Background Successful vaccination against the H1N1 Influenza A virus has required the continuous development of new vaccines that are antigenically similar to currently circulating strains. Vaccine strategies that can increase the cross-reactivity of the antibody response, especially to conserved regions, are essential to creating long-lasting immunity to H1N1 viruses. How pre-existing immunity affects vaccine-induced antibody cross-reactivity is still not well understood.
Methods An immunological shape space of antigenic sites of hemagglutinin (HA) was constructed using viral sequence data. A Gillespie Algorithm-based model of the humoral immune system was used to simulate B cell responses to A/California/07/2009 (CA09) HA antigen after prior immunization with an antigenically similar or dissimilar strain. The effect of pre-existing memory B cells and antibody on the resulting antibody responses was interrogated.
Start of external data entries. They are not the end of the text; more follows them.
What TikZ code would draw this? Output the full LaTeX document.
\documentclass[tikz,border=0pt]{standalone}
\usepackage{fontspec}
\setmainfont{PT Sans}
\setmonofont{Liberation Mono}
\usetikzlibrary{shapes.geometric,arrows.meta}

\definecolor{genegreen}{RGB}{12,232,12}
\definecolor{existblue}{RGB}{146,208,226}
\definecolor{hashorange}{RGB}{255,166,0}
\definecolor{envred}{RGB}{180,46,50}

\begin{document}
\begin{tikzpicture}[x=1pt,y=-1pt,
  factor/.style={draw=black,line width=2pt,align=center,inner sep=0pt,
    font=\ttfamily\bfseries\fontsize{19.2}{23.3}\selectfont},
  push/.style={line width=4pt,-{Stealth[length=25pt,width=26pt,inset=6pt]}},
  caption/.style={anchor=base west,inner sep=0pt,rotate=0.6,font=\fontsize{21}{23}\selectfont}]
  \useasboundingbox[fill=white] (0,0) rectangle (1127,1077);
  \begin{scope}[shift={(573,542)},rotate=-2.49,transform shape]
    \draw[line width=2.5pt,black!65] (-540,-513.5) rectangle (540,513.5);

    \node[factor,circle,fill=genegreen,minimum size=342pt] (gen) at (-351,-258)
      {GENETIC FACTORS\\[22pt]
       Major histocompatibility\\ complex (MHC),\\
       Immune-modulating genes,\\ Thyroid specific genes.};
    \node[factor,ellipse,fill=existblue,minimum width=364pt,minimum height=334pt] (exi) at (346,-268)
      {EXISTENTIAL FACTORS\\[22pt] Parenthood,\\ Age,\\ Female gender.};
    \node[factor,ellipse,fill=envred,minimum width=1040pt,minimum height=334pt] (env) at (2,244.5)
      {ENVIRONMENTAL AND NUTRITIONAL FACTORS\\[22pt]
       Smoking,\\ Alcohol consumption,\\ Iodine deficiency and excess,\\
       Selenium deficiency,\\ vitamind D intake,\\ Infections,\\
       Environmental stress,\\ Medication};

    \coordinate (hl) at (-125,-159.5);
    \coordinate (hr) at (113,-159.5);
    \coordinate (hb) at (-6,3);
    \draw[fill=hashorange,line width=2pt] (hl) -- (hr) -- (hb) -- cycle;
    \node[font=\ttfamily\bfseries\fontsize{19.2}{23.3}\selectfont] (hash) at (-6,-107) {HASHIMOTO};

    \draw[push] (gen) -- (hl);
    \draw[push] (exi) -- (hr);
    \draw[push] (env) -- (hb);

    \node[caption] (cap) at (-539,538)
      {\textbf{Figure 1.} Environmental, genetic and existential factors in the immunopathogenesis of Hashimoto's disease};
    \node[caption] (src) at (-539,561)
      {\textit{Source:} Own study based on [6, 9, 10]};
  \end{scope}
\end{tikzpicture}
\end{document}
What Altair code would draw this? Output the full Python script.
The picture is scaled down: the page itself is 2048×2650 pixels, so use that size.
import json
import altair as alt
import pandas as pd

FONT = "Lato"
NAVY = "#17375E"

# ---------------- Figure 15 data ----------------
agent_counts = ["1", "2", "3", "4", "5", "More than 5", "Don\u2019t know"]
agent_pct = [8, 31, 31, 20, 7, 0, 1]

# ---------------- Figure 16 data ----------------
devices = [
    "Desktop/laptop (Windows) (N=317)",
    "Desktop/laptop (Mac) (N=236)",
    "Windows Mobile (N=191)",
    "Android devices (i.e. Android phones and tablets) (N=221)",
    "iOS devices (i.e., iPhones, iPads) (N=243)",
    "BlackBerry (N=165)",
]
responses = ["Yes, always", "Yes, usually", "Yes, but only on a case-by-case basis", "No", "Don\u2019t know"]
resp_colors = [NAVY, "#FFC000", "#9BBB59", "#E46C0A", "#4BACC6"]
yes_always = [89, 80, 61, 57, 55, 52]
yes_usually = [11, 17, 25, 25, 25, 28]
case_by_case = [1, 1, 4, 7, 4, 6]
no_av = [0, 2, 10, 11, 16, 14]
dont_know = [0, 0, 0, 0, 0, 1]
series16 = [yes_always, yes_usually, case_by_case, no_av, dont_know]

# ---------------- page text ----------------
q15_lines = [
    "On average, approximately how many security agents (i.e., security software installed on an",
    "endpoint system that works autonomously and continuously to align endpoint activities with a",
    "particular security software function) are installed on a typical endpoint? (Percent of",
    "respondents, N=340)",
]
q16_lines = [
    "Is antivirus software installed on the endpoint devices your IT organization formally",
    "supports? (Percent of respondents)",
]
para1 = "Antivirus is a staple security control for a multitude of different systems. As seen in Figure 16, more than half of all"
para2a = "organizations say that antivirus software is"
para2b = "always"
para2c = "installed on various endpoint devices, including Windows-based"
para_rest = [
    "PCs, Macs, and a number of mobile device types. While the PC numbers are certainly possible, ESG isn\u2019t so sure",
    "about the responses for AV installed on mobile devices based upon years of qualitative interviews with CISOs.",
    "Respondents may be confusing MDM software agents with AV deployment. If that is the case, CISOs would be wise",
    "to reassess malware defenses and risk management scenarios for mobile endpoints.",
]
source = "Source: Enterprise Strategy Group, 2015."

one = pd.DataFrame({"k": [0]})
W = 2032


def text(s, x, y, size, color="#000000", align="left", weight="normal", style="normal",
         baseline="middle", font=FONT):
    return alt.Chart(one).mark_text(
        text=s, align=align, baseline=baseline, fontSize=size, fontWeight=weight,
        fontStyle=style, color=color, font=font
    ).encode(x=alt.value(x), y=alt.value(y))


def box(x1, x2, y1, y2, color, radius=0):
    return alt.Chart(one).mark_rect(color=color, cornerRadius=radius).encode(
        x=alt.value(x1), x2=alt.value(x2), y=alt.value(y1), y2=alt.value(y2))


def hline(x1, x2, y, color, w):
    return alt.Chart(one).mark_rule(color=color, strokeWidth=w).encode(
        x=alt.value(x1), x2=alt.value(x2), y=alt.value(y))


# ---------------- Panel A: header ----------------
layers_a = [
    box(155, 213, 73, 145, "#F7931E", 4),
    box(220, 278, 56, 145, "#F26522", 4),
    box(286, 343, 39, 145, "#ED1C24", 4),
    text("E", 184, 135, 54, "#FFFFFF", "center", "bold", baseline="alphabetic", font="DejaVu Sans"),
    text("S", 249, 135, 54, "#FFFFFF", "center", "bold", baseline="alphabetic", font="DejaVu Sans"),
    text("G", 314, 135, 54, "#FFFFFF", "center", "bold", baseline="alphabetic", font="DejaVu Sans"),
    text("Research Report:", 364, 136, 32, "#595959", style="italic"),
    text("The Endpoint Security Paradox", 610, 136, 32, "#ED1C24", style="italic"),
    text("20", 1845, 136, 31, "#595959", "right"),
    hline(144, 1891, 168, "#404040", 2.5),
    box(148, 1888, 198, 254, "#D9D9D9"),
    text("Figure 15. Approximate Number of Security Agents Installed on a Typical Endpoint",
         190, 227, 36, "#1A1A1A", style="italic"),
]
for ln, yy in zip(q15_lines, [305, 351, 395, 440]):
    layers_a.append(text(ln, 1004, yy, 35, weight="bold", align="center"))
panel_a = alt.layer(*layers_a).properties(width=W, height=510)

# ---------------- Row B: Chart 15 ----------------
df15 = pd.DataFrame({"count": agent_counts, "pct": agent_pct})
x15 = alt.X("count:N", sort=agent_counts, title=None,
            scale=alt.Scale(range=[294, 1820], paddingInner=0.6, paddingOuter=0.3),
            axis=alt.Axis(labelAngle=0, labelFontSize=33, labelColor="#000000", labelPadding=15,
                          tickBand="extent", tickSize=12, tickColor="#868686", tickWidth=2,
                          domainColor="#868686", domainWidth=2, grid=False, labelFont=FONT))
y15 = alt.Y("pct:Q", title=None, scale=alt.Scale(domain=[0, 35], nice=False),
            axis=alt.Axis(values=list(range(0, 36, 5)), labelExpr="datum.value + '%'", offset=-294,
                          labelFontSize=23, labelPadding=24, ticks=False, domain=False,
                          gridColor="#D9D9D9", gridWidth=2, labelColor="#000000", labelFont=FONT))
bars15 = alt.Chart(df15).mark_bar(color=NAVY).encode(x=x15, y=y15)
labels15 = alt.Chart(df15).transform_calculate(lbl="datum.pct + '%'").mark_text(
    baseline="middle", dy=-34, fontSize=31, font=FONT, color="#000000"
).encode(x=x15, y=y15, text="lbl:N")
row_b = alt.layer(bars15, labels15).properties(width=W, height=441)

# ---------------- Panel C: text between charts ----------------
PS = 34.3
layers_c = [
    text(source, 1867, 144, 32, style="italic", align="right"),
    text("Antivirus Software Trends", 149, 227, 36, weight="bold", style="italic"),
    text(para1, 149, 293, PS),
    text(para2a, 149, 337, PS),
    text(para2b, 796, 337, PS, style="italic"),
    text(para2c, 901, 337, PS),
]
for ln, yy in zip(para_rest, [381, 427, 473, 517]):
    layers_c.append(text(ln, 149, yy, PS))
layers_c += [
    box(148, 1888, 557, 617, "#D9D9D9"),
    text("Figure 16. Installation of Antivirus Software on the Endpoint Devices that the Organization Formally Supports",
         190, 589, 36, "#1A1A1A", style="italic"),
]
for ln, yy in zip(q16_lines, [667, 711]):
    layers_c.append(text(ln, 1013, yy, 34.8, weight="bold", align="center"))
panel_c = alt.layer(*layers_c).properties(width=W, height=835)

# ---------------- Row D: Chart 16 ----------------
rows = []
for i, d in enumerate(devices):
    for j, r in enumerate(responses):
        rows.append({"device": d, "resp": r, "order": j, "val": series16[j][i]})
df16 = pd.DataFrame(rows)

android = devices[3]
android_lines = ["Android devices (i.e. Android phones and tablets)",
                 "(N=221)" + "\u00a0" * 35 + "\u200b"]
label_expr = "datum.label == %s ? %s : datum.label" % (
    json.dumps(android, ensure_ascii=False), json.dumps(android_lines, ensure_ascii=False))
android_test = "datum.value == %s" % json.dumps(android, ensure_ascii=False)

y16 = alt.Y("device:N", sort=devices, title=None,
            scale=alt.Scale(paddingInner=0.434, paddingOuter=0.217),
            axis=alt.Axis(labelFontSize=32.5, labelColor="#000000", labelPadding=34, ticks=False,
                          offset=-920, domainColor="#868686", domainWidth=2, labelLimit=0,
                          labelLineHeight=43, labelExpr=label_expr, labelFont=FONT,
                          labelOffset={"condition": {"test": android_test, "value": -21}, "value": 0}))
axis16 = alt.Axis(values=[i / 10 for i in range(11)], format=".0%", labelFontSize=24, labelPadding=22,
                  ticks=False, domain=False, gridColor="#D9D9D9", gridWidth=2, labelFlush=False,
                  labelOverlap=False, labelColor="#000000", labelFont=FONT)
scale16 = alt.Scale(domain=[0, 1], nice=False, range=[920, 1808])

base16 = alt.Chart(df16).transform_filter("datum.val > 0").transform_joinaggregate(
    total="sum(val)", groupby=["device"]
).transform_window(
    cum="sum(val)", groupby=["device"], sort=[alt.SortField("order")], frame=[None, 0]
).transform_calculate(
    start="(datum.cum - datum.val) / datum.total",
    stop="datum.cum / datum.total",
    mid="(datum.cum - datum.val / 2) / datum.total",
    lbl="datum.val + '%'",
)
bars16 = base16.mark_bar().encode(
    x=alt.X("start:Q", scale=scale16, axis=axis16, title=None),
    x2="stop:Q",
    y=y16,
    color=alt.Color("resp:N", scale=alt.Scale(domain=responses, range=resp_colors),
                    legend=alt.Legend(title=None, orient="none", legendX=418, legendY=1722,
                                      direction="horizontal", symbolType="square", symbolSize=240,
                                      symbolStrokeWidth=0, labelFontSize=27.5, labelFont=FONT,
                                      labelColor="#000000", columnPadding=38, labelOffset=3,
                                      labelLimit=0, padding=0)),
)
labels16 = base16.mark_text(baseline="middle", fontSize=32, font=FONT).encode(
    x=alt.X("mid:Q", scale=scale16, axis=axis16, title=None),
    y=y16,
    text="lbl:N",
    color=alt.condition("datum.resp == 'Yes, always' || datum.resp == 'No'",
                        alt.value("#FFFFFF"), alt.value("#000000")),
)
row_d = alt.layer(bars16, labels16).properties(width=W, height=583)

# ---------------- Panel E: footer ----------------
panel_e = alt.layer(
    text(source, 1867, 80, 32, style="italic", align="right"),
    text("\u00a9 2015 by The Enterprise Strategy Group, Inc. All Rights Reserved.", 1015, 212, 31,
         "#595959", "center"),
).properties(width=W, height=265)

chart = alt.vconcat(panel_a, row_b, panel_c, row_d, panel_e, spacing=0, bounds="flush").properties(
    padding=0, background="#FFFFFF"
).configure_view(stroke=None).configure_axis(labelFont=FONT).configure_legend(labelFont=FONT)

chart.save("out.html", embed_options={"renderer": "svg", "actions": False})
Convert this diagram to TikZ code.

Results We found increased levels of highly-cross-reactive antibodies after immunization with antigenically dissimilar strains. This increase was dependent on pre-existing memory B cells. Furthermore, pre-existing antibody also interfered with the cross-reactive antibody response, but this effect occurred irrespective of the priming antigen.
Conclusion These findings suggest that vaccination by divergent strains will boost highly-cross-reactive antibodies by selectively targeting memory B cells specific to conserved antigenic sites and by reducing the negative interference caused by pre-existing antibody.